- **EXERCISE DIRECTIONS**: Lines with "Clone this chart" and "import * as" mark the range, both included. Reproduce exactly that stretch, without pictures.
--- START DATA FOR PROCESSING ---
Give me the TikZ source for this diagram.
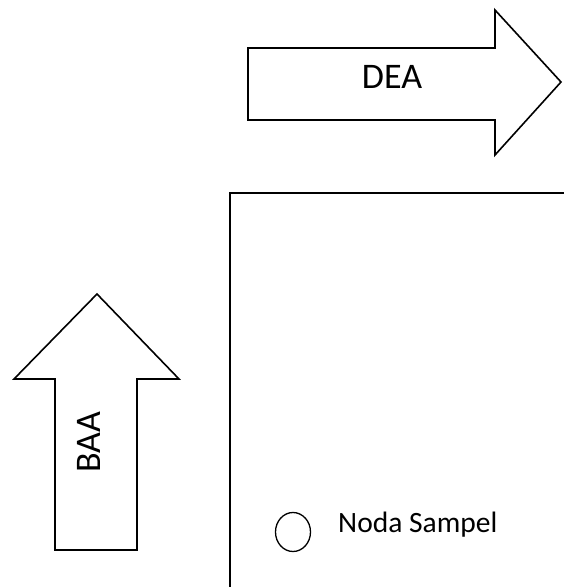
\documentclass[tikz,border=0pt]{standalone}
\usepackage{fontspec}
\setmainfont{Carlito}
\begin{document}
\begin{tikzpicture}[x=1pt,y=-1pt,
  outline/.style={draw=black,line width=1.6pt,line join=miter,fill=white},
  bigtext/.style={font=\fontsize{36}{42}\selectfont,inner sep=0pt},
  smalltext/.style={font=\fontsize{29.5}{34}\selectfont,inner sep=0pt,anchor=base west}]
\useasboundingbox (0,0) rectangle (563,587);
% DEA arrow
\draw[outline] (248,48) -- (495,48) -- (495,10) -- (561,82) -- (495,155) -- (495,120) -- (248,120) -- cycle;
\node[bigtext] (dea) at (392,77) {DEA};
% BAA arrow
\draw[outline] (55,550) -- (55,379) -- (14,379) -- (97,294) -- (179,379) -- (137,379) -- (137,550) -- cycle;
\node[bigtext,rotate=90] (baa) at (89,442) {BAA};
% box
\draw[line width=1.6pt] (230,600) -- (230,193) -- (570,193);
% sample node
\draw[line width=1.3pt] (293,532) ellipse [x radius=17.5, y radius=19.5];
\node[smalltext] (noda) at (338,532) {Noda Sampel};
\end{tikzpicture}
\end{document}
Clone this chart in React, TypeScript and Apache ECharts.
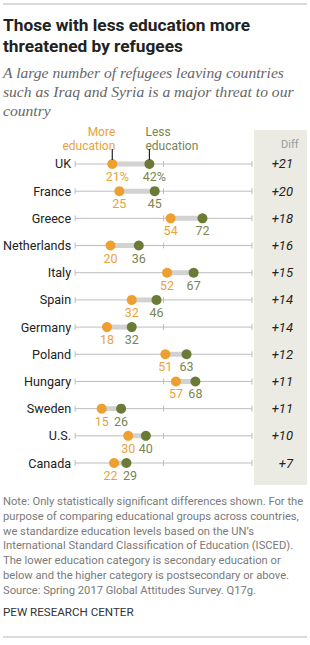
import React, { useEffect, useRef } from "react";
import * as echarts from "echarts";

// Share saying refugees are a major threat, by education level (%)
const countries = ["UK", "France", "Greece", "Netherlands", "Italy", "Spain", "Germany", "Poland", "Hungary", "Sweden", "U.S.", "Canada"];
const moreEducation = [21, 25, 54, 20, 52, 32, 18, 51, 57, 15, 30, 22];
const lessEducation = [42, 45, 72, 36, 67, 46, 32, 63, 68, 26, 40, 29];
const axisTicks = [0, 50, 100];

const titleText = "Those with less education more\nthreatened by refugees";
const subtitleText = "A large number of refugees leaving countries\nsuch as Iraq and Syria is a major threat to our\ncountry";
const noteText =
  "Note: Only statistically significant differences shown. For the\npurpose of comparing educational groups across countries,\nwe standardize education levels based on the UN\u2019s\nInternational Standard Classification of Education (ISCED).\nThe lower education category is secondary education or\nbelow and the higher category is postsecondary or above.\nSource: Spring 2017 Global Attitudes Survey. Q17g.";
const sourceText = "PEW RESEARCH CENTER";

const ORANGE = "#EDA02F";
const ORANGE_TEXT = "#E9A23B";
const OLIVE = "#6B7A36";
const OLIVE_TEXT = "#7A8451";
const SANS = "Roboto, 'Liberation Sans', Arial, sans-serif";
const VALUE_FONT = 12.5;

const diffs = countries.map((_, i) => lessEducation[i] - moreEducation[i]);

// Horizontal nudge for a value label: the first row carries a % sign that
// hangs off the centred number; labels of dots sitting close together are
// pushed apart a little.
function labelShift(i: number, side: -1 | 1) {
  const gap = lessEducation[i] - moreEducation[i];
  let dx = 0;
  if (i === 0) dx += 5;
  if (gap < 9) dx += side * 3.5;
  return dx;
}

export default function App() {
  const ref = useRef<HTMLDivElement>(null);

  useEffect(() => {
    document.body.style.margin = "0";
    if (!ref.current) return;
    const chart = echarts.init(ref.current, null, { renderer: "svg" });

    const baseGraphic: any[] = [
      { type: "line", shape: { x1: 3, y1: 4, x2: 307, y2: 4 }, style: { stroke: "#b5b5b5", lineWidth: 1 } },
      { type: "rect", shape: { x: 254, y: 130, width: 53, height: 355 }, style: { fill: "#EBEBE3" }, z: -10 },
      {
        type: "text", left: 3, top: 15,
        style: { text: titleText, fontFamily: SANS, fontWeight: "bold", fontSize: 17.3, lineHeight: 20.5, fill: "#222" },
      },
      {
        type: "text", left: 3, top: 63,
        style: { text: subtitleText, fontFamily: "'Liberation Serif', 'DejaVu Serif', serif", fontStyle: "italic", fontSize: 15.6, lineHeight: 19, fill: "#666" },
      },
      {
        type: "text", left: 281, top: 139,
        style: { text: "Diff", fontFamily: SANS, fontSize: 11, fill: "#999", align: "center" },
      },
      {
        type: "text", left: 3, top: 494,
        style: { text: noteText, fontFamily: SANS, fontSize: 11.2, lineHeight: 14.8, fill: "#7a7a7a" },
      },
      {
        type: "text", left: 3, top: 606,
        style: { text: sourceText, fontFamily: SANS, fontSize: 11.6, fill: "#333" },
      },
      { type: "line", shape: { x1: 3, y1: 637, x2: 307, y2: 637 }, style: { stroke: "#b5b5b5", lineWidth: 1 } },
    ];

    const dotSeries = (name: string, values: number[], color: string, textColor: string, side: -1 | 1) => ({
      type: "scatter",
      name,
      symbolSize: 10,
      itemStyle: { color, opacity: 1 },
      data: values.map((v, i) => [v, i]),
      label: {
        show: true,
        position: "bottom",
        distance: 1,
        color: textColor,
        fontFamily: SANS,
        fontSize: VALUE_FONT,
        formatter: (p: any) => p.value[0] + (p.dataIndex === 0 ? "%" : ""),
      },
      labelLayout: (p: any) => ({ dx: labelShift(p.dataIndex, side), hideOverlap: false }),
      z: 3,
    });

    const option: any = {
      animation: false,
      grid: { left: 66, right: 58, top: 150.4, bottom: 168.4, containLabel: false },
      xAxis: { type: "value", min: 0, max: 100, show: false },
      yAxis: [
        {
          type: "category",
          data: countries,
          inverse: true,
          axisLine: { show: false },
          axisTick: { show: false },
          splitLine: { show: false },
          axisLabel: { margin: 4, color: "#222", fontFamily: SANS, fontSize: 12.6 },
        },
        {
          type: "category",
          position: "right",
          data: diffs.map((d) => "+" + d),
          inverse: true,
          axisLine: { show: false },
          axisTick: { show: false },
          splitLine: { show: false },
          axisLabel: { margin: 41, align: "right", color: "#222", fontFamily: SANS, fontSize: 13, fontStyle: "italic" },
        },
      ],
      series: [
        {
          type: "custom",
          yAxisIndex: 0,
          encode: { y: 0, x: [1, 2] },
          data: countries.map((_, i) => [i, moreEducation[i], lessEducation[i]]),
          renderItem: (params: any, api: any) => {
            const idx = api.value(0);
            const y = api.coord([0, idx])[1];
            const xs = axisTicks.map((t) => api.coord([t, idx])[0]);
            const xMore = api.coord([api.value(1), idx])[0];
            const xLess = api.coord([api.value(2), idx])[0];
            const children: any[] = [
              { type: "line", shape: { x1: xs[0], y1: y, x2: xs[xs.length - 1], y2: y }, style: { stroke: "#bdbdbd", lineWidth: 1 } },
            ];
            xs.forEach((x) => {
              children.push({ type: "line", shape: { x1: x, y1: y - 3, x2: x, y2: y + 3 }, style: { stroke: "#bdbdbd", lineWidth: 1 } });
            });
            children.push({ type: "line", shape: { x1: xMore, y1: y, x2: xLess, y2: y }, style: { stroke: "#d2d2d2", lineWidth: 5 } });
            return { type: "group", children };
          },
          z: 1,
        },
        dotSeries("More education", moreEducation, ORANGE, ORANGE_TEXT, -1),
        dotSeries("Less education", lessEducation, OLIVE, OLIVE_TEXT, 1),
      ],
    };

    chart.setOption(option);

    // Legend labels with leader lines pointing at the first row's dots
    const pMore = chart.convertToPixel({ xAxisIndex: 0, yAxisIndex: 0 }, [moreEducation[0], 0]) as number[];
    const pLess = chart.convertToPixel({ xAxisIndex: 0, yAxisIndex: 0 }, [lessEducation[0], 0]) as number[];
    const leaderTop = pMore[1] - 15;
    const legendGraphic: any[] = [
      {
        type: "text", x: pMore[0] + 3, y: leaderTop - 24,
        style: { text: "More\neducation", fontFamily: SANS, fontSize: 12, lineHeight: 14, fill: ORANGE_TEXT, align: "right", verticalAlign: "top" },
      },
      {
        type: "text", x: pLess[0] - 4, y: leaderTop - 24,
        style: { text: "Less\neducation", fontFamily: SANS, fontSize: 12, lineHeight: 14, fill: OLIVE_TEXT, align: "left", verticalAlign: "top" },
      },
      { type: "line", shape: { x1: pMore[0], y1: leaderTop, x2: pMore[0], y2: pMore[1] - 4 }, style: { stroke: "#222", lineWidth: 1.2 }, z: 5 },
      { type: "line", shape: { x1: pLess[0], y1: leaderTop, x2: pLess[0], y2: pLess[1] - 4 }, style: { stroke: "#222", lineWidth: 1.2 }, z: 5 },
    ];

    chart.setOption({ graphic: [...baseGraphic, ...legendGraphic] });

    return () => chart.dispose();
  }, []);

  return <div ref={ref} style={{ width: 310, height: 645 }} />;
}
--- END DATA FOR PROCESSING ---
- **REPLY TO THE TASK**:
Clone this chart in React, TypeScript and Apache ECharts.
import React, { useEffect, useRef } from "react";
import * as echarts from "echarts";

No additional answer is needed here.